TV can't be all slogans and flag waving-a reality than many Fox critics miss by just focusing on what is said and not on the attitudes and look that drive Fox's audience-friendly media environment
One of his big problems is a changing mood in a country that does not share the upbeat pro-business optimism that pours like a nightly sermon out of the mouths of Neil Cavuto and clones. (Ultimately, Fox Business may be more of a religious channel than a news outlet with its faith-based approach.)
They are competing with more on TV and in the popular culture than CNBC or Bloomberg. CSI Miami recently worked the practices of abusive credit card companies into a primetime drama, A correspondent who saw it told me, "while highly dramatized to be sure, the message was pretty clear--"beware the credit card industry/offers young people!" Capital One ads were oddly absent during the show. The episode was entitled "Bang, Bang, Your Debt" and is available for viewing in full on Innertube." Check out the new George Clooney flick Michael Clayton for a tale of more corporate perfidy.

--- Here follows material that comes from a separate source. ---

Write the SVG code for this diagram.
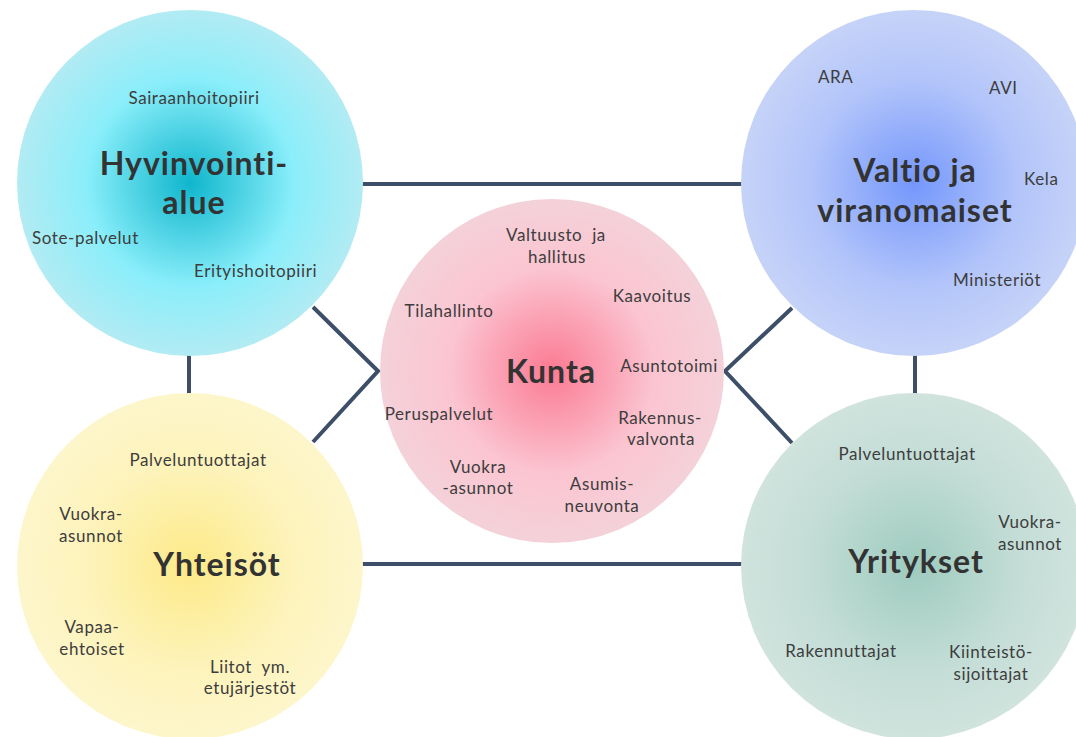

Gary Younge of the Guardian has reported on a deeper shift in American attitudes that perhaps he can see more clearly as a foreigner:
"This sense of optimism has been in retreat in almost every sense over the past few years. According to Rasmussen polls, just 21% of Americans believe the country is on the right track, a figure that has fallen by more than a half since the presidential election of 2004. Meanwhile only a third think the country's best days are yet to come, as opposed to 43% who believe they have come and gone - again a steep decline on three years ago. These are not one-offs. In the past 18 months almost every poll that has asked Americans about their country's direction has produced among the most pessimistic responses on record - a more extended period than anyone can remember since Watergate.